All three environments are also significant drivers of higher forecast disagreement (Columns (4)-(6)). Deflations associated with negative output gaps and high credit gaps have positive coefficients that are significant at the 5% level; exchange rate-related deflations are significant at the 10% level. Thus, uncertainty about the macroeconomic implications of deflations appears to occur more robustly during or after credit booms, possibly due to concerns of debt deflation, and during periods of demand falling short of supply.

Next, we consider the existence of common global deflationary trends in the behaviour of inflation expectations. Indeed, deflation episodes have often occurred simultaneously across economies (Graph 1), and several studies find an important common component in inflation (eg Ciccarelli and Mojon (2010); Mumtaz and Surico (2012)). To do this, we plot in Graph 5 the estimated time fixed effects from the level regression (Column (3) of Table 1) as the orange line, as well as from the regression for forecast disagreement (Column (2) of Table 2) as the blue line.

Graph 5 shows that the time fixed effect from the level regression declined notably over the sample.
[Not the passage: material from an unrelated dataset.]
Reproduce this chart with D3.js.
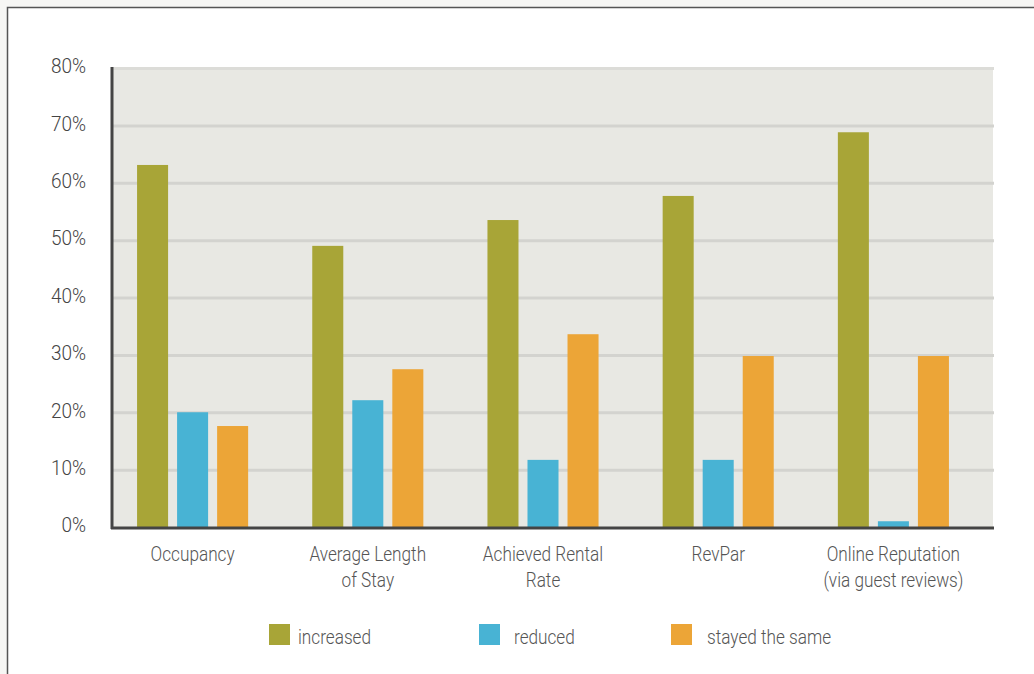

It dips during the Asian financial crisis and then again during the "deflation scare" of the early 2000s. Another drop occurs during the GFC and then a more modest decline in 2014-15 when many economies are simultaneously experiencing deflations. Thus, there appears to be a global deflationary tendency in expectations during parts of the sample. Moreover, the time fixed effects from the level and disagreement regressions are negatively correlated during some time periods when many countries are experiencing very low inflation or deflation. In particular, the fixed effect from the disagreement regression surges as the fixed effect from the levels regression drops, both in the late 1990s and during the GFC.

**6. Conclusion**

In this paper, we analyse the behaviour of inflation expectations during periods of deflation, using a large cross-country data set of Consensus forecasts. We find some evidence of an unanchoring of expectations. Deflations are associated with a downward shift in the level of inflation expectations, somewhat higher backward- lookingness and greater forecast disagreement.

Whereas previous research has documented that forecast disagreement is increasing in the level of actual inflation outcomes, we uncover a U-shaped relationship when deflations are included, such that forecast disagreement rises with the absolute levels of both inflation and deflation outcomes. The increase in disagreement occurs over and above that caused by low positive inflation rates or deviations of inflation from the central bank's target. Our data suggest that the magnitude of forecast disagreement at an inflation rate of -1.7%, the lowest inflation outcome on average during deflation episodes, is similar to that observed when inflation rates are around 6%.

Delving deeper into the forecast distribution, we find that deflations are associated with movements in the left-hand tail rather than in the right-hand one. Such shifts appear to have macroeconomic implications: in addition to temporarily affecting output and inflation outcomes, negative shocks to the lower tail of inflation forecasts also lead to stronger disagreement about output forecasts.

While the paper provides the first systematic attempt to analyse forecast behaviour during deflation periods in a large number of economies, it leaves a number of questions open. For instance, it would be interesting to analyse which theoretical model could describe the behaviour of inflation expectations during deflations. While the dynamics of forecast disagreement appear to be partly consistent with sticky information model or rational inattention models, there are questions as to what extent such frameworks can be used to describe the behaviour of professional forecasters during deflations. Relatedly, one may wish to explore how forecast disagreement changes over time as the economy moves through deflation and eventually escapes from it. Finally, the costs of inflation forecast disagreement deserve further study, potentially by conducting a systematic analysis of the relationship between forecast dispersion and a large number of macroeconomic indicators.